3. Realize noise reduction through multi-channel linear filtering algorithm
Image noise is widespread. Noise is generally expressed as a large or small extreme value. These extreme values act on the true color values of image pixels through addition and subtraction and cause bright and dark dot interference to the image, which greatly reduces the image quality. In the process of converting the color space of a picture, we will also bring noise and stained pixels to the picture. At the same time, some of the original images in the PDF file are inevitably present with artificial symbols. For example, if several color points are used for self-information marking, such image noise will cause serious distortion of statistics.
Generally speaking, the noise spectrum in an image is located in an area with a higher or higher spatial frequency. Low-pass filtering in the spatial domain is used to smooth noise, while high-pass filtering is mainly used to filter isolated pixels or high peak data in pixel blocks. In order to shield the error statistics and analysis caused by these factors, in the system application research, we adopt a multi-channel threshold control algorithm.
First, high-pass filtering is used to simulate the low-frequency components of the image, so that the high-frequency components of the image can pass through without loss or low loss. Second, design a multi-channel linear threshold filtering algorithm for low-frequency noise. The main reason for using linear multi-threshold algorithm judgment is to realize fast calculation and accurate judgment. And then, there is no need to convert the picture, we only need to realize the recognition and extraction of picture-related information. Based on the statistics of a large number of PDF image files, through continuous optimization and adjustment of channel thresholds, the noise reduction and decontamination management of PDF file images can provide applicable technical guarantees.
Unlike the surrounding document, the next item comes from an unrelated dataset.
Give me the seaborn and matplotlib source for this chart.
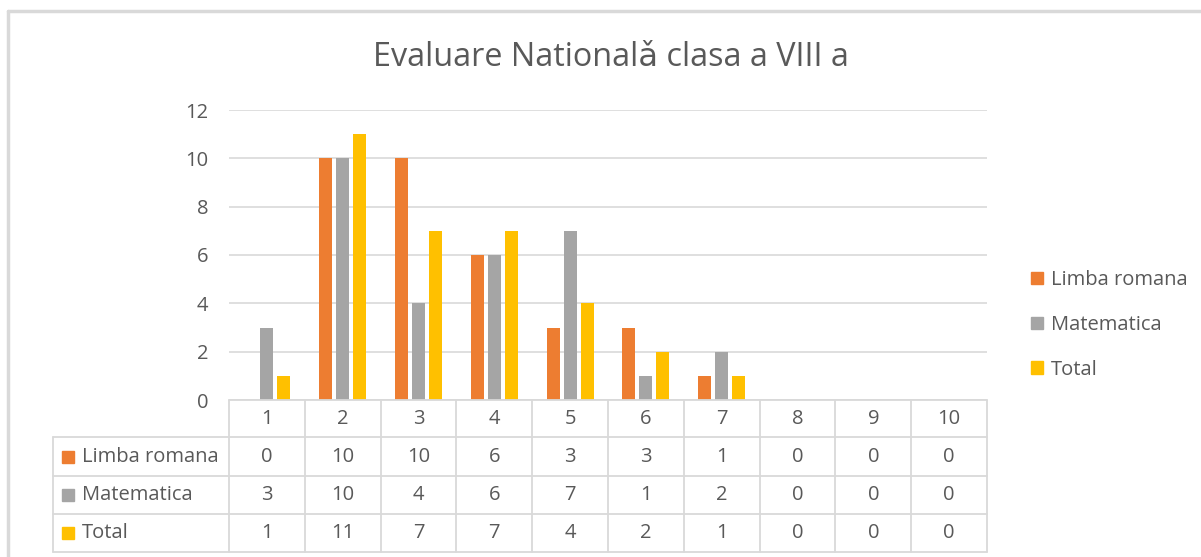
import matplotlib
matplotlib.use("Agg")
import matplotlib.pyplot as plt
from matplotlib.lines import Line2D
from matplotlib.patches import Rectangle
import seaborn as sns
import pandas as pd

# Grades 1..10 and number of students per grade
categories = ["1", "2", "3", "4", "5", "6", "7", "8", "9", "10"]
limba_romana = [0, 10, 10, 6, 3, 3, 1, 0, 0, 0]
matematica = [3, 10, 4, 6, 7, 1, 2, 0, 0, 0]
total = [1, 11, 7, 7, 4, 2, 1, 0, 0, 0]
series_names = ["Limba romana", "Matematica", "Total"]
series_values = [limba_romana, matematica, total]
colors = ["#ED7D31", "#A5A5A5", "#FFC000"]
title = "Evaluare Nationalǎ clasa a VIII a"
y_ticks = [0, 2, 4, 6, 8, 10, 12]

sns.set_theme(style="white")
plt.rcParams["font.family"] = ["Open Sans", "DejaVu Sans"]
text_color = "#595959"
line_color = "#D9D9D9"
fs = 14.5

W, H = 1201, 557
fig = plt.figure(figsize=(W / 100, H / 100), dpi=100)

def fx(px):
    return px / W

def fy(py):
    return 1 - py / H

ax_left, ax_right, ax_top, ax_bottom = 229, 987, 110, 400
ax = fig.add_axes([fx(ax_left), fy(ax_bottom), fx(ax_right - ax_left), fy(ax_top) - fy(ax_bottom)])

df = pd.DataFrame({
    "grade": categories * len(series_names),
    "subject": [s for s in series_names for _ in categories],
    "count": [v for vals in series_values for v in vals],
})

sns.barplot(data=df, x="grade", y="count", hue="subject", order=categories,
            hue_order=series_names, palette=colors, width=0.675, gap=0.235,
            saturation=1, linewidth=0, ax=ax, legend=False)

ax.set_ylim(0, 12)
ax.set_xlim(-0.5, len(categories) - 0.5)
ax.set_yticks(y_ticks)
ax.set_yticklabels([str(t) for t in y_ticks], fontsize=fs, color=text_color)
ax.tick_params(axis="y", length=0, pad=15)
ax.set_xticks([])
ax.set_xlabel("")
ax.set_ylabel("")
for s in ax.spines.values():
    s.set_visible(False)
ax.yaxis.grid(True, color=line_color, linewidth=1.2)
ax.set_axisbelow(True)

fig.text(fx(611), fy(57), title, ha="center", va="center", fontsize=23.3, color=text_color)

# Data table under the plot
col_w = (ax_right - ax_left) / len(categories)
row_edges = [400, 437, 476, 514, 552]
hdr_left = 53

def hline(x0, x1, y):
    fig.add_artist(Line2D([fx(x0), fx(x1)], [fy(y), fy(y)], color=line_color, lw=1.3))

def vline(x, y0, y1):
    fig.add_artist(Line2D([fx(x), fx(x)], [fy(y0), fy(y1)], color=line_color, lw=1.3))

hline(ax_left, ax_right, row_edges[0])
for y in row_edges[1:]:
    hline(hdr_left, ax_right, y)
for i in range(len(categories) + 1):
    vline(ax_left + i * col_w, row_edges[0], row_edges[-1])
vline(hdr_left, row_edges[1], row_edges[-1])

for i, c in enumerate(categories):
    cx = ax_left + (i + 0.5) * col_w
    fig.text(fx(cx), fy((row_edges[0] + row_edges[1]) / 2), c, ha="center", va="center",
             fontsize=fs, color=text_color)
    for r, vals in enumerate(series_values):
        cy = (row_edges[r + 1] + row_edges[r + 2]) / 2
        fig.text(fx(cx), fy(cy), str(vals[i]), ha="center", va="center",
                 fontsize=fs, color=text_color)

for r, (name, col) in enumerate(zip(series_names, colors)):
    cy = (row_edges[r + 1] + row_edges[r + 2]) / 2
    fig.add_artist(Rectangle((fx(62), fy(cy + 6)), fx(12), fy(0) - fy(12), color=col,
                             transform=fig.transFigure))
    fig.text(fx(82), fy(cy), name, ha="left", va="center", fontsize=fs, color=text_color)

# Legend
handles = [Rectangle((0, 0), 1, 1, color=c) for c in colors]
fig.legend(handles, series_names, loc="center left", bbox_to_anchor=(fx(1013), fy(325)),
           frameon=False, fontsize=fs, labelcolor=text_color, handlelength=0.6,
           handleheight=0.6, handletextpad=0.4, labelspacing=1.24)

# Chart area border
fig.add_artist(Line2D([fx(8), fx(8)], [fy(11), fy(H + 5)], color="#D9D9D9", lw=2.5))
fig.add_artist(Line2D([fx(8), fx(W + 5)], [fy(11), fy(11)], color="#D9D9D9", lw=2.5))

fig.savefig("out.png", dpi=100, facecolor="white")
Statistical analysis of pictures in PDF files is conducive to the realization of practical applications such as indexing of related similar pictures, multi-picture association query, and finding pictures by pictures, and provides authoritative management for the fidelity and tampering of the pictures after fragmentation or transmission. Accurate data facilitates traceability and intellectual property management also provides more practical management tools for content providers in the Internet era. People can establish relevant attributes around PDF content, and then establish an in-depth management system based on content files. This also provides powerful technical tools for network reading, deep mining, and knowledge services.
We have realized the recognition and extraction of text, images/pictures, and other content, and the noise reduction and decontamination processing of images, and provided the output of related attribute data. And next, we can automatically index and fragment PDF files to provide services based on XML data. At the same time, we will design a self-learning threshold optimization adjustment algorithm based on high-pass filtering. This will intelligently meet more practical applications and provide underlying technical support for digital reading and information management.